Ce qui m’importe dans mon métier, c’est de pouvoir aider les personnes à réaliser leur désir quant à leur fin de vie. Faire connaître et appliquer la loi de 2005, c’est permettre à toute personne de disposer de toutes les informations pour exercer au maximum son autonomie etparticiper activement aux décisions la concernant. Pour y parvenir en équipe de soins palliatifs, il nous faut favoriser l’écoute 3 et l’expression du patient vis-à-vis de sa famille et des équipes soignantes.
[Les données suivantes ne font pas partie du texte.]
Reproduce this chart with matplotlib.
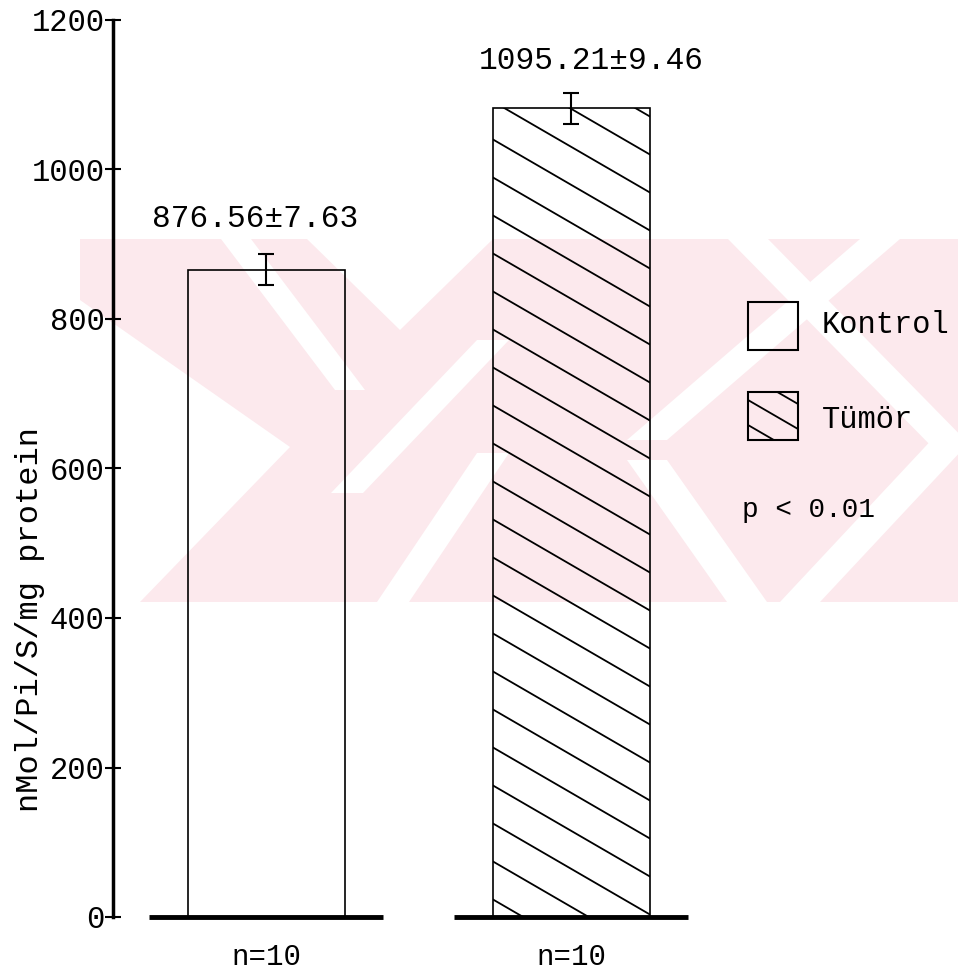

Cela prend du temps, mais c’est essentiel, et ça concerne toute personne quel que soit son âge, son origine culturelle ou son lieu de vie. 

Les avancées médicales permettent aujourd’hui de prolonger la vie. Mais il est nécessaire de se poser la question du sens de la vie et du sens de certaines décisions médicales. Une réanimation et une alimentation artificielle peuvent prolonger la vie. Mais cherche-t-on la qualité de la vie, ou la durée de la vie ? Pour moi, ma profession est un métier de qualité de vie, où l’essentiel est de goûter chaque instant où la vie est encore la vie.


1) La loi n° 2005-370 du 22 avril 2005, , relative aux droits des malades et à la fin de la vie, précise à propos des actes de soins : « Ces actes ne doivent pas être poursuivis par une obstination déraisonnable. Lorsqu’ils apparaissent inutiles, disproportionnés ou n’ayant d’autre effet que le seul maintien artificiel de la vie, ils peuvent être suspendus ou ne pas être entrepris. Dans ce cas, le médecin sauvegarde la dignité du mourant et assure la qualité de sa vie en dispensant les soins visés à l’article L. 1110-10. »

2) Dousopal [DOUleur SOins PALliatifs] : association chargée de mission de service public de soins palliatifs à domicile, par l’Agence régionale de santé de Haute-Normandie. Dans chaque région, chaque Agence régionale de santé indique sur son site Internet les associations agréées à cet effet. 

3) Plusieurs associations rassemblent des bénévoles formés à l’accompagnement et à l’écoute de patients en soins palliatifs. SFAP, Société française d’accompagnement en soins palliatifs www.sfap.org JALAMLV, Jusqu’à la mort accompagner la vie. www.jalmalv.fr UNASP, Union nationale pour le développement des soins palliatifs www.soins-palliatifs.org 


Article écrit par Génévière Lhopiteau.

Article paru dans le numéro 162 d’Alternatives non-violentes.